日本の代表的な焼き物の産地〜今回は北陸地方の焼き物を紹介します。
九谷焼の名は、発祥の地である加賀国藩領の九谷村(現在:石川県加賀市)に由来します。九谷の地で陶石が発見され、領主前田家が磁器生産をはじめさせたと伝わっています。
百万石の富を象徴するかのような絢爛豪華な九谷焼の磁器の主原料は、鉄分の多い地元産の花坂陶石で、焼成すると青みがかるのが特徴です。九谷焼の素地の上では、絵付けがよりはっきりし、鮮やかに発色します。
江戸時代前期から続く九谷焼には、数々の伝統的なデザインや技法がありますが、中でも明治時代にかけてでてきた五彩(緑・黄・紫・紺青・赤)に金で絵付けした九谷庄三の「金襴手」という技法が九谷焼の主流となり、ジャパンクタニとして、世界的にも有名になりました。
その他、素地の余白を残さず塗りつぶし、緑や黄で器全体に彩色する「青手」、九谷五彩の色絵の具を自在に活用して、絵付けされたスタイル「色絵(五彩手)」など、印象的な九谷焼の絵付け様式の数々が発達しました。

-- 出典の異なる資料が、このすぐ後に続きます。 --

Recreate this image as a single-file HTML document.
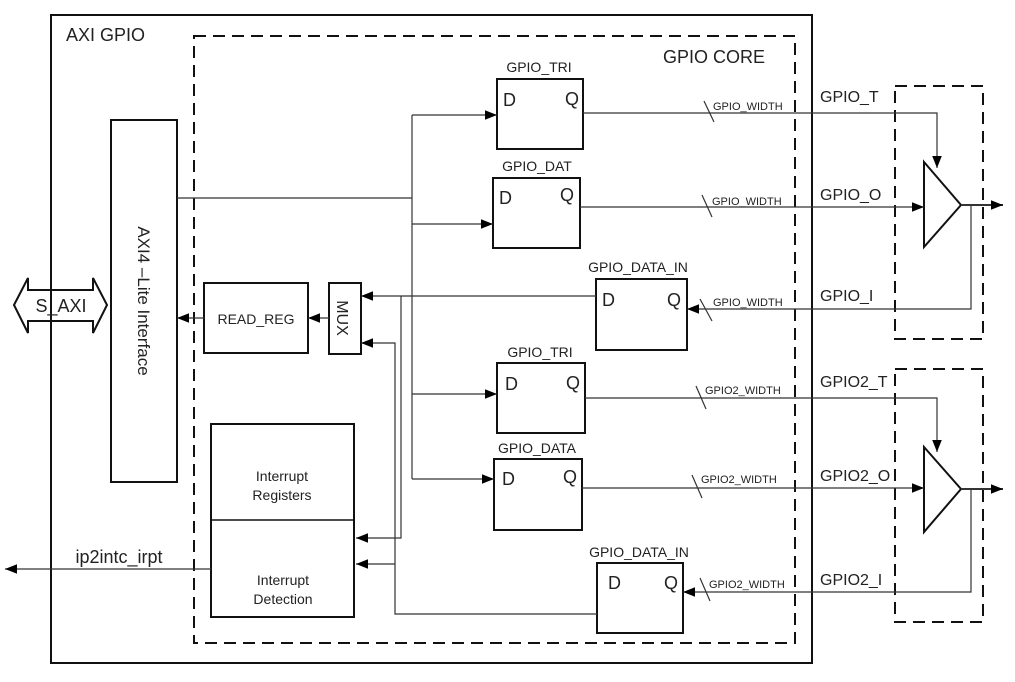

九谷焼は時代やライフスタイルに応じて変化しつづけ、昭和時代後期から現代にかけては、伝統的な美術工芸品としての美に、現代芸術の要素を取り入れた「美術品」としての九谷焼作品が制作されるようになりました。
現代九谷をリードしたのは、中近東のエキゾチックなデザインや彫刻による飾り付けなどを取り入れて独自の作風を築いた、北出塔次郎・不二雄親子です。
また、色絵の具の濃淡による鮮やかな絵付けによる独自スタイルの九谷焼を完成させた三代徳田八十吉や、釉裏金彩の吉田美統は、人間国宝の認定を受けています。
【九谷焼の著名な作家】三代徳田八十吉 、吉田美統、二代浅蔵五十吉など
千家十職の茶碗師である楽家の手法を用いた「楽焼」とは、一般敵には、ろくろを使わずに手とへらだけで作った焼き物のことですが、大樋焼は、その楽焼の脇窯(楽家以外で楽焼を焼く窯の総称)です。日本各地に楽焼を手掛ける窯はありますが、楽家の技術を直接受け継ぐという意味では、現在ただひとつの由緒ある脇窯といえるでしょう。
江戸時代初期に加賀藩主五代前田綱紀は茶の文化を育てようと考え、茶堂として裏千家4代千宗家を招いた際に、茶碗師として同道した陶工が初代長左衛門です。
長左衛門は加賀で最良の陶土を探し求め、大樋村にそれを発見したことから大樋という姓をもらい、現在にまで続く名門となりました。
大樋焼は、緻密な土質に赤黄色の大樋飴釉をかけ、750〜850度の低温焼成で、渋い茶褐色の光沢ある器肌が特徴です。
シンプルな造形と渋さの中に光沢のある色使いが存在感を放つ大樋焼は、現代まで脈々と受け継がれ、現在は、文化勲章受賞者の十代大樋長左衛門が大樋陶冶斎を名乗り、長男・年雄が十一代を襲名しています。
※北陸地方のその他の焼き物には、福井県の越前焼、新潟県の無名異焼などがあります。